Although partisan battles between executive and assembly are common in the states, Virginia has more experience dealing with two-party government in the modern era. In Virginia, the law bars governors from serving consecutive terms. In Maryland, Democrats do their political best to make sure a Republican governor serves only one term.
The Virginia assembly approved its law, known as House Bill 2, in 2014, after years of trying to figure out which transportation projects it really needs and how to pay for them. House Bill 2 was seen as a more rational way to set priorities for financing. It passed overwhelmingly in the assembly and was signed by the new governor. “This new law is revolutionizing the way transportation projects are selected,” McAuliffe said at the time.
In the two years since, the Virginia Department of Transportation has developed the scoring system, which gives different weights to values such as congestion relief and economic development.
Then planners used the new system to score individual projects. That list has been under review for months, leading to a series of public meetings across the state in April and May. The Commonwealth Transportation Board votes on the final list of priorities next month.
At the Northern Virginia meeting last week, local leaders and transportation advocates urged transportation board members to give special consideration to particular projects, but many expressed general acceptance of the scoring system.
“A big part was the buy-in across the commonwealth because they were part of the process,” Layne said.
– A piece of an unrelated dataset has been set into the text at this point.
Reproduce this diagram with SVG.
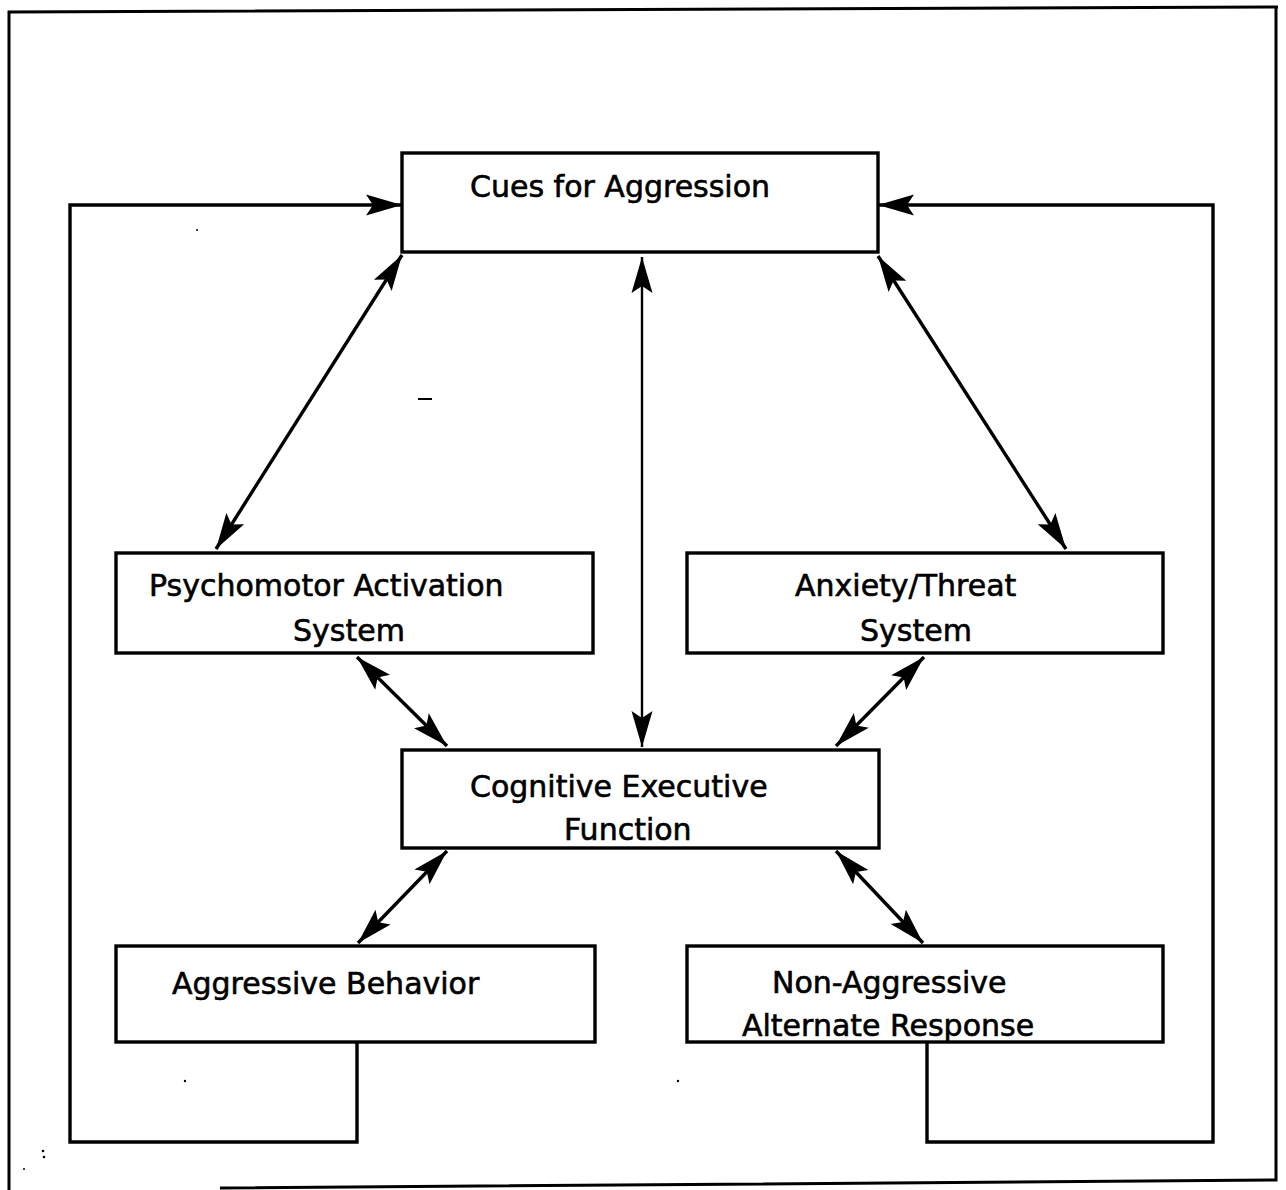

Marylanders are not going to have this kind of experience. House Bill 1013, the Maryland Open Transportation Investment Decision Act of 2016, was the result of a flat-out battle between the executive and the legislature. The government branches are controlled by different parties, and they also tend to have different visions of Maryland’s transportation priorities. Democratic legislators are still smarting from Hogan’s decision last year to kill the Red Line light-rail project in Baltimore.
Hogan is allowing the Purple Line light-rail project to proceed in the Washington suburbs, but he also has shown a strong interest in promoting highway projects in a highly urbanized state that tilts toward transit and other out-of-the-car programs.
The Maryland law mandates that the state Department of Transportation “score the extent to which certain major capital projects satisfy the goals” established under the legislation.
In his veto message, Hogan said, in part:
“The obvious intent of the legislation is to severely limit the decision-making of local governments, to strip the executive branch of its authority over transportation decisions and to create new mechanisms to divert taxpayer dollars away from highway infrastructure.”
Whatever the Democrats’ intention, the final version of the law doesn’t impose insufferable constrictions on the governor and the Department of Transportation. It won’t transfer control of transportation planning from the executive to the legislature. And it’s not going to do anything anytime soon.
A scoring system makes a lot of sense, but it’s not sufficient to put transportation planning on a more rational footing. Virginia is doing it right. The Virginia system is a bipartisan exercise engaging every part of the state in the planning.
Maryland is doing it wrong. No matter what the merits of the law, only a cooperative program has a chance of succeeding.